Quando sono davvero utili gli studi con i topi?

Ultimo aggiornamento: 22 novembre 2024

Quando sono davvero utili gli studi con i topi?

Un nuovo metodo potrebbe consentire ai ricercatori di sapere in anticipo se la riproduzione di una malattia in un animale di laboratorio è sufficientemente affidabile per gli scopi di una ricerca

Gli animali di laboratorio sono indispensabili nella ricerca di base e nella fase preclinica dello sviluppo di nuove terapie. Dato che coinvolgono esseri viventi, il dibattito etico sul loro utilizzo è sempre molto acceso. Spesso tuttavia non si considera che i ricercatori sono i primi a limitare questo tipo di studi solo ai casi in cui non ci sono alternative. Un ambito di ricerca specifico si occupa inoltre di ridurre il ricorso agli animali di laboratorio e trovare nuove soluzioni. Ne è un esempio il recente studio condotto da alcuni ricercatori dell’Università di Pittsburgh, negli Stati Uniti, che ha presentato un nuovo metodo per stabilire quanto la riproduzione di una malattia in un tipo di animale si avvicini a ciò che accade negli esseri umani. Questo approccio potrebbe permettere ai ricercatori di evitare di condurre esperimenti dai risultati non replicabili nei pazienti.

Il CAMO

Il rischio è diventato particolarmente evidente nel 2013 e 2014, quando due indagini, pubblicate sulla rivista Proceedings of the National Academy of Sciences (PNAS), hanno cercato di dimostrare la somiglianza tra le malattie infiammatorie di diversi topi di laboratorio e le malattie corrispondenti negli esseri umani. Nonostante i ricercatori fossero partiti dagli stessi dati, le conclusioni che hanno tratto erano opposte. In un articolo si affermava che gli animali in questione erano modelli efficaci per studiare le malattie, mentre nell’altro si diceva, al contrario, che non lo erano. Questa incongruenza si poteva spiegare col fatto che i due gruppi di ricerca avevano fissato valori soglia differenti per le loro analisi.

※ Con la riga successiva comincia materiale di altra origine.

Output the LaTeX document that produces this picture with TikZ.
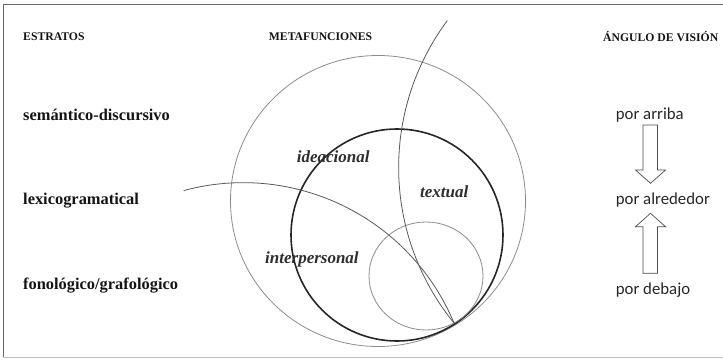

Basandosi su questi presupposti, il gruppo di ricercatori di Pittsburgh, esperti in biostatistica, ha pensato di sviluppare uno schema di valutazione le cui soglie di partenza non fossero arbitrarie, ma calcolate in modo più preciso con il metodo CAMO (Congruence Analysis for Model Organisms). Si assegnavano punteggi di concordanza o discordanza sulla base delle variabili dei dati, incorporando poi informazioni sui meccanismi molecolari e sulla struttura del DNA. I ricercatori sono quindi ritornati sui due studi controversi e hanno applicato il CAMO alle sei condizioni infiammatorie analizzate. Alla fine delle loro indagini, hanno riscontrato una congruenza positiva tra topi ed esseri umani per due di esse e una negativa per altre due. Per le restanti due, i dati non erano sufficienti per trarre conclusioni definitive.

“Al posto di rispondere in modo vago e dicotomico, 'mimano poco' o 'mimano tanto' gli esseri umani, il CAMO aiuta i ricercatori a quantificare numericamente le congruenze, a distinguere le reali differenze tra specie, in termini di variabilità biologica o sperimentale, e a identificare visivamente i meccanismi e le ramificazioni delle vie molecolari che sono più o meno mimate dagli organismi modello” spiegano gli autori dello studio. “Questo pone le basi per generare ipotesi e per prendere le successive decisioni traslazionali.” Nel contesto della ricerca biomedica, l’aggettivo traslazionale è cruciale, perché indica la possibilità di sfruttare le conoscenze acquisite in laboratorio e trasformarle in benefici per i pazienti. Dopo lo studio delle incongruenze tra esseri umani e animali di laboratorio, ora i ricercatori di Pittsburgh stanno estendendo le analisi alle linee cellulari e agli organoidi con cui si studiano i tumori umani.